TRIBUNNEWS.COM, MANADO - Sejak Minggu (19/1/2014) pagi, empat hari usai banjir bandang menyapu Kota Manado, para korban mulai bisa merasakan sedikit kelegaan di hatinya. Cuaca sangat cerah sehingga mereka bisa pulang ke rumah untuk menyingkirkan lumpur dan membersihkan perabot rumah tangga yang masih bisa digunakan.
Rasa lelah, mengantuk terpancar dari wajah mereka. Namun dorongan untuk bangkit dari keterpurukan akibat bencana mampu mengalahkan rasa lelah dan kantuk itu. Mereka mengangkat lumpur dari rumah dan ditumpuk di pinggir-pinggir jalan.
Mereka juga membersihkan dan menjemur perabot rumah tangga seperti sofa, spring bed dan meja yang masih bisa digunakan. Sementara perabot yang sudah rusak, ditumpuk di pinggir jalan agar segera diangkut petugas kebersihan yang menyisir ke jalan-jalan di kawasan banjir.
Seperti tak kenal lelah, laki-laki, perempuan, tua muda dan bahkan anak-anak bahu-membahu 'membangun' kembali rumah mereka yang terendam banjir. Sementara korban yang rumahnya hanyut tetap memilih tinggal di kamp pengungsian.
Sementara banyak ibu mencuci pakaian di pinggir jalan di Karombasan. Mereka membawa pakaian penuh lumpur dan mencucinya di tempat itu. Kebetulan dari bawah aspal muncul air bening sehingga mereka manfaatkan untuk mencuci pakaian yang terendam banjir. Semangat bangkit terpancar dari mereka.

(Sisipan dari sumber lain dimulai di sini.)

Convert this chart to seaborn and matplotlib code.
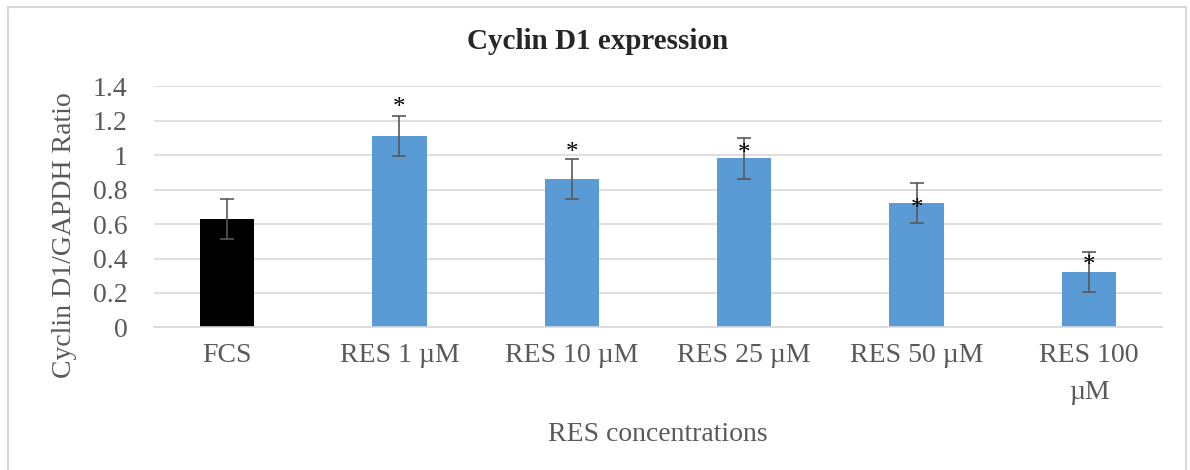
import matplotlib
matplotlib.use("Agg")
import matplotlib.pyplot as plt
import seaborn as sns
from matplotlib.patches import Rectangle

# data
categories = ["FCS", "RES 1 µM", "RES 10 µM", "RES 25 µM", "RES 50 µM", "RES 100\nµM"]
ratio = [0.63, 1.11, 0.86, 0.98, 0.72, 0.32]
ratio_err = [0.117, 0.117, 0.117, 0.117, 0.117, 0.117]
# heights where the significance stars sit (None = no star)
star_y = [None, 1.315, 1.052, 1.048, 0.729, 0.40]
star_text = ["", "*", "*", "*", "*", "*"]

sns.set_style("white")
plt.rcParams["font.family"] = ["Liberation Serif", "DejaVu Serif"]

gray = "#595959"
grid = "#d9d9d9"
colors = ["#000000"] + ["#5b9bd5"] * 5
fs = 20

fig = plt.figure(figsize=(11.9, 4.7), dpi=100)
ax = fig.add_axes([0.1294, 0.3032, 0.8471, 0.5138])

sns.barplot(x=categories, y=ratio, hue=categories, palette=colors,
            width=0.315, legend=False, saturation=1, ax=ax, edgecolor="none")

#error bars
ax.errorbar(ax.get_xticks(), ratio, yerr=ratio_err, fmt="none",
            ecolor=gray, elinewidth=1.2, capsize=5, capthick=1.2, zorder=3)

#stars
star_fs = 18
for x, y, s in zip(ax.get_xticks(), star_y, star_text):
    if y is None:
        continue
    ax.annotate(s, (x, y), xytext=(0, -0.53 * star_fs), textcoords="offset points",
                ha="center", va="baseline", fontsize=star_fs, color="black", zorder=4)

ax.set_ylim(0, 1.4)
ax.set_yticks([0, 0.2, 0.4, 0.6, 0.8, 1, 1.2, 1.4])
ax.set_yticklabels(["0", "0.2", "0.4", "0.6", "0.8", "1", "1.2", "1.4"])
ax.yaxis.grid(True, color=grid, linewidth=1.2)
ax.set_axisbelow(True)
for side in ["top", "right", "left"]:
    ax.spines[side].set_visible(False)
ax.spines["bottom"].set_color(grid)
ax.spines["bottom"].set_linewidth(1.2)

ax.tick_params(axis="y", length=0, pad=19, labelsize=fs, labelcolor=gray)
ax.tick_params(axis="x", length=0, pad=11, labelsize=fs, labelcolor=gray)
for lab in ax.get_xticklabels():
    lab.set_linespacing(1.65)

ax.set_xlabel("RES concentrations", fontsize=fs, color=gray)
ax.xaxis.set_label_coords(0.5, -0.391)
ax.set_ylabel("Cyclin D1/GAPDH Ratio", fontsize=fs, color=gray)
ax.yaxis.set_label_coords(-0.076, 0.383)

fig.suptitle("Cyclin D1 expression", fontsize=21, fontweight="bold", x=0.502, y=0.94)

# outer chart border
fig.patches.append(Rectangle((8 / 1190, -0.05), 1178 / 1190, 1.05 - 7 / 470,
                             transform=fig.transFigure, fill=False,
                             edgecolor=grid, linewidth=1.5))

plt.savefig("out.png", dpi=100)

Sejumlah mini market dan warung-warung makan juga mulai buka. Warga pun bisa membeli keperluan yang dibutuhkan. Warga juga sudah berhitung untuk pindah rumah. Seperti warga yang tinggal di Kelurahan Ternate Baru, Kecamatan Singkil, Manado merupakan wilayah yang sering terkena banjir. Pada bulan Februari 2013, Kampung Ternate ini juga terkena banjir.
"Memang langganan banjir, tapi tidak separah tahun ini. Ini rumah langsung hancur, barang-barang semua hanyut disapu banjir," kata seorang warga Kelurahan Ternate Tanjung, Kecamatan Singkil, Kartini kepada Tribun Manado (Tribunnews.com Network) kemarin.
Kartini mengaku lebih menyukai pindah tempat daripada mempertahankan tinggal di lokasi rumahnya yang selalu terkena bencana banjir. Namun ia tak tahu harus pindah ke mana, dan tentunya memulai dari nol.
"Kalau ada tempat untuk pindah, kita pasti pindah. Siapa yang suka setiap tahun kena banjir begini. Ijazah anak-anak hilang semua. Semua barang dibawa sama arus. Tapi masalahnya mau pindah ke mana?" ujarnya.
Bukan hanya Kartini, seorang warga lainnya, Arman juga menuturkan hal yang sama. Ia mengaku lebih suka pindah lokasi bila ada tempat untuknya dan keluarganya pindah.
"Setiap hujan besar, pasti tidak tidur karena menjaga jangan sampai banjir. Kalau ada tempat mungkin kita lebih suka pindah," ucap Arman.